Pero la realidad, como casi siempre en México, es otra. Este 2025, mientras un decreto presidencial garantiza 40 días de aguinaldo para los empleados del sector público, los trabajadores del sector privado se mantienen en los quince días mínimos que marca la ley.
Una iniciativa presentada en 2024 para elevarlos a 30 días sigue empolvada en un Congreso que parece no tener prisa. Porque, claro, ¿cuándo ha tenido prisa el poder político por mejorar la vida de quienes sostienen el país con su trabajo?
Tomemos como referencia el salario mínimo general para 2025: 278.80 de pesos diarios; el aguinaldo mínimo para quien laboró el año completo será de 11 mil 152 de pesos. Una cifra que, frente a una inflación que nunca perdona, rentas impagables y una canasta básica que se encarece mes con mes, resulta risible.
¿De verdad podemos llamar a eso “justicia laboral”? La pregunta no es retórica, es un grito ahogado en la garganta de millones de mexicanos.

Pero la fractura es aún más profunda. Según datos del tercer trimestre de 2025, el 55.9 % de los trabajadores mexicanos se encuentra en la informalidad, más de la mitad del país. Personas que no verán un solo peso de aguinaldo porque, simplemente, no tienen acceso a esta prestación. Gente que tampoco cuenta con vacaciones, guarderías, seguridad social o una jubilación digna.
Son quienes sostienen la economía desde el anonimato: en la esquina vendiendo fruta, en la moto repartiendo comida, en talleres improvisados, en hogares donde se labora sin horario.
Para ellos, diciembre no es sinónimo de bonanza, sino de una presión económica agudizada por un sistema que normaliza su exclusión.
Entonces, ¿qué celebramos exactamente en diciembre? ¿El espíritu navideño o la enorme capacidad del sistema para enmascarar la desigualdad? Cada año se repite el mismo discurso edulcorado sobre la unión y el compartir, mientras la maquinaria del consumo se vuelve casi obligatoria, disfrazada de “tradición”.
Y ahí vamos, con la tarjeta de crédito en mano o el préstamo exprés, sabiendo que la deuda no terminará en enero. ¿Cómo podría terminar si no existen condiciones laborales dignas que permitan enfrentar los costos reales de vivir?
El sistema necesita que compremos, que gastemos, que nos endeudemos, y el trabajador, atrapado entre la precariedad y la presión social, termina financiando una festividad que, en esencia, le es ajena. Mientras genera riqueza para los dueños del capital, se endeuda para sobrevivir a unas fiestas que otros administran con absoluta comodidad.

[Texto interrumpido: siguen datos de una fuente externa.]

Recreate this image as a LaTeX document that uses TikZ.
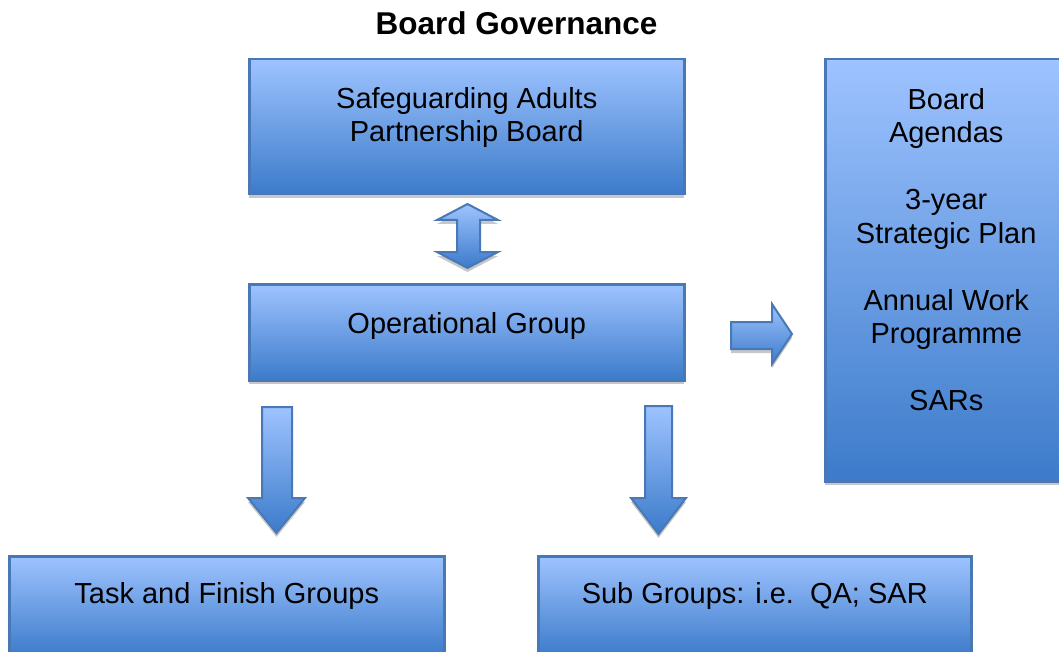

Pero diciembre también nos ofrece, aunque pocos quieran verlo, un recordatorio crudo y necesario: nada va a cambiar si no lo cambiamos nosotros. Como clase trabajadora, no basta con sobrevivir a las fiestas; necesitamos organizarnos para no seguir llegando a ellas desde la carencia.

La lucha por la justicia laboral no es un tema abstracto; es la demanda concreta de que el gobierno aplique la ley, que se persiga a las empresas que evaden prestaciones, que se deje de premiar a quienes han hecho de la necesidad ajena su modelo de negocio.
La pregunta es simple, pero su respuesta requiere valor colectivo: ¿hasta cuándo vamos a permitir que casi el 60 % de los trabajadores viva sin derechos? ¿Hasta cuándo aceptaremos un aguinaldo que, aunque legal, es insuficiente para una vida digna? ¿Hasta cuándo dejaremos que el costo de diciembre lo paguen quienes menos tienen?
El verdadero espíritu decembrino no está en los regalos ni en las luces, sino en la conciencia. En saber que somos muchos los que sostenemos este país y los que tenemos la fuerza para transformarlo.
En recordar que la organización no es un lujo, sino una necesidad urgente. Porque mientras no haya justicia laboral, no habrá navidad que alcance para tapar la desigualdad que todos vemos, pero que algunos pretenden ignorar.
Las fiestas decembrinas inician. Que esta vez, además del árbol y las cenas, iniciemos también la lucha firme y organizada por un país donde trabajar no signifique sobrevivir, sino vivir con dignidad. Porque ese sí sería un verdadero motivo para celebrar. Y les deseo un buen inicio de año.